On a sunny June morning our first stop was to see the breath-taking Kravica waterfalls, located on the Trebizat River. It was easily reached via a walking trail which offered superb views across to the 25-metre (80ft) high falls.

A small sandy beach (pic left) lies on the lake edge at the base of the waterfall which is about 120-metres (390ft) wide. This is a popular swimming and picnic area visited by tourists especially during the summer season. The blue water is so enticing and provides a great place to cool off before travelling on to Mostar 43 kilometres away.

Mostar is a city in the south of the country which dates back to the 1500s when it was an Ottoman frontier town. Today it is probably most well-known for the iconic Stari Most (Old Bridge – main pic pictured above) from which it gets its name, derived from “mostari” – the bridge keepers. The medieval arched bridge and fortress was designed by the renowned architect Sinan and stood for 427 years at the heart of the city.

Sadly, on 9 November 1993 it was destroyed, ripping the soul out of the city and its inhabitants. Today, the scars of battle are still visible; bullet holes pock mark pastel painted walls (below right) and wide gaping holes, the result of mortar shells, let sun-light into the city’s abandoned buildings

After the war, reconstruction took place with an inter-national committee established by UNESCO, and on 23 July 2004 the rebuilt picturesque stone bridge opened, replacing the temporary cable bridge (pic above showing the cable bridge dated 1997); it now stands as a symbol of reconciliation. For more than 400 years, a rite of passage for many of the town’s young men is to dive from the bridge into the water 27 metres below, travelling up to 50 miles per hour (pics above left and centre).

Alleyways lined with souvenir shops lead away from the bridge (pics right), mixing east with west, as artisans, coppersmiths and traders in antiques tempt tourists to buy their goods in the bazaar. A museum tells the story of the bridge’s history and further on another contains a war photo exhibition where you can learn more about the conflict.

Mostar can easily be visited in a day as it is very compact, like a fairy-tale town, nestled into a valley surrounded by towering mountains and green countryside. Small cafes and delightful restaurants offer a cool place to sit in the shade, sip a Turkish coffee, and soak up the atmosphere. There are many ancient bridges, one of which is the Kriva Cuprija or crooked bridge (main pic below), it was the prototype of Stari Most. The bridges span uneven cobbled streets, and stone balustrades, where traders display their multi coloured hand-woven rugs and textiles.

In Tepa Market, wooden tables visibly bow under the weight of precariously stacked glass bottles and jars filled with local organic honey and liqueurs, displaying the most vivid shades of red and orange.
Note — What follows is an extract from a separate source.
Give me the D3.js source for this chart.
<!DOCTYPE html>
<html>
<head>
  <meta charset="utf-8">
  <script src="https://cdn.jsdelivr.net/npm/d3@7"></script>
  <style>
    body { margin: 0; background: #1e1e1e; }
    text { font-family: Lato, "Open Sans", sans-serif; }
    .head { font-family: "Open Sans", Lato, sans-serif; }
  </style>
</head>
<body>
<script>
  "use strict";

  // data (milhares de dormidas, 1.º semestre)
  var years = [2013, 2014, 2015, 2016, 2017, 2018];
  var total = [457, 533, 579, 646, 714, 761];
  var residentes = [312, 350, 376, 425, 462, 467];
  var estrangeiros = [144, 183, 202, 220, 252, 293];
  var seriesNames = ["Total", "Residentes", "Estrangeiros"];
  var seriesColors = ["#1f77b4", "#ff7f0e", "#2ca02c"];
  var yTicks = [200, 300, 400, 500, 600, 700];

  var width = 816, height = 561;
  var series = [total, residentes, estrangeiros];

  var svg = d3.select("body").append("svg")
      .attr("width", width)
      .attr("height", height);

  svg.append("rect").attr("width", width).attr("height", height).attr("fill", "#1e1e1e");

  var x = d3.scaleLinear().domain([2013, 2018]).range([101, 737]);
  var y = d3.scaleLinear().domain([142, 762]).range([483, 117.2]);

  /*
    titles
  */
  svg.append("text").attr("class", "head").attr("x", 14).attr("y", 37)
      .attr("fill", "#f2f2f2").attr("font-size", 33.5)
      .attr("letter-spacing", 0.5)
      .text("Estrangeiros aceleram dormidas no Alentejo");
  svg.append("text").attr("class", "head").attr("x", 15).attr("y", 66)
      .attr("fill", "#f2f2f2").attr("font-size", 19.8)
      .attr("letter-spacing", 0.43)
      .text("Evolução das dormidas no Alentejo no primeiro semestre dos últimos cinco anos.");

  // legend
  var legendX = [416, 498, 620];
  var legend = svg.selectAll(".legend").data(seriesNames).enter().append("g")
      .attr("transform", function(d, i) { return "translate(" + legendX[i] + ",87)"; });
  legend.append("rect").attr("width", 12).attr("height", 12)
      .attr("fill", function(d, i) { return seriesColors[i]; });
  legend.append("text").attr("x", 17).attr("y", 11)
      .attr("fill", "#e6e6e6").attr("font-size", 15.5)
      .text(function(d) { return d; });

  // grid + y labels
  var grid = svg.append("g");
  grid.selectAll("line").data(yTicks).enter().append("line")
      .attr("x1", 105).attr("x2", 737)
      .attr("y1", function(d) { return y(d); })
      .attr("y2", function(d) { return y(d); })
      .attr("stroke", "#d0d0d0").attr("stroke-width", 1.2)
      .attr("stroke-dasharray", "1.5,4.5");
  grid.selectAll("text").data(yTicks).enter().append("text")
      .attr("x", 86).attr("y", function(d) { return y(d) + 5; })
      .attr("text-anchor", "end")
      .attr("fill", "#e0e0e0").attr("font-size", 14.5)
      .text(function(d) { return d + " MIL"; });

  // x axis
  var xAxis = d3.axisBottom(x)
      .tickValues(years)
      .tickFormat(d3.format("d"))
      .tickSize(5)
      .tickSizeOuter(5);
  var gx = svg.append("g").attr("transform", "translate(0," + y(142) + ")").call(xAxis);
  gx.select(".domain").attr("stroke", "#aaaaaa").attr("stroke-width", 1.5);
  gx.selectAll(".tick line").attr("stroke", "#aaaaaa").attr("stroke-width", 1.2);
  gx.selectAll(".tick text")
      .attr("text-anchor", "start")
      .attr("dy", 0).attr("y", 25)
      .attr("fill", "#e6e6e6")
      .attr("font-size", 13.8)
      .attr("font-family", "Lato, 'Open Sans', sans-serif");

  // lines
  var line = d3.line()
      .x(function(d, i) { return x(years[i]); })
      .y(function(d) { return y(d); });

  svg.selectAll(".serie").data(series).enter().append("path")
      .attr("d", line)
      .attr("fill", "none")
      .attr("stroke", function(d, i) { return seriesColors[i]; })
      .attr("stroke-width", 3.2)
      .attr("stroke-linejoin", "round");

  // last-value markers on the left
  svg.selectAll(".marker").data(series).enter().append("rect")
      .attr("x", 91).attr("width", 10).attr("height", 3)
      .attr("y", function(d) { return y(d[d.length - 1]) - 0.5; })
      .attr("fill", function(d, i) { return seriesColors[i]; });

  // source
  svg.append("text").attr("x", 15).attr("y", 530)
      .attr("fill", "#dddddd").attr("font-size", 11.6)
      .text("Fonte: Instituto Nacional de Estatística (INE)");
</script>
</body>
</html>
Just around the corner from the market, stands the Koski Mehmed Pasha Mosque (pic left), built in 1618 and destroyed in the Croat-Bosnaik conflict. This is a place to stand and reflect on the events that took place outside these walls just a few decades ago.

Before leaving, I climbed a narrow winding staircase to a minaret, the view alone was worth the effort. Stretched out before me was a town of stone and painted buildings, tiled rooftops, and cobbled streets, while the emerald waters of the Neretva river, flowed beneath the dramatic peaks of the Velez Mountain in what is now a peaceful land.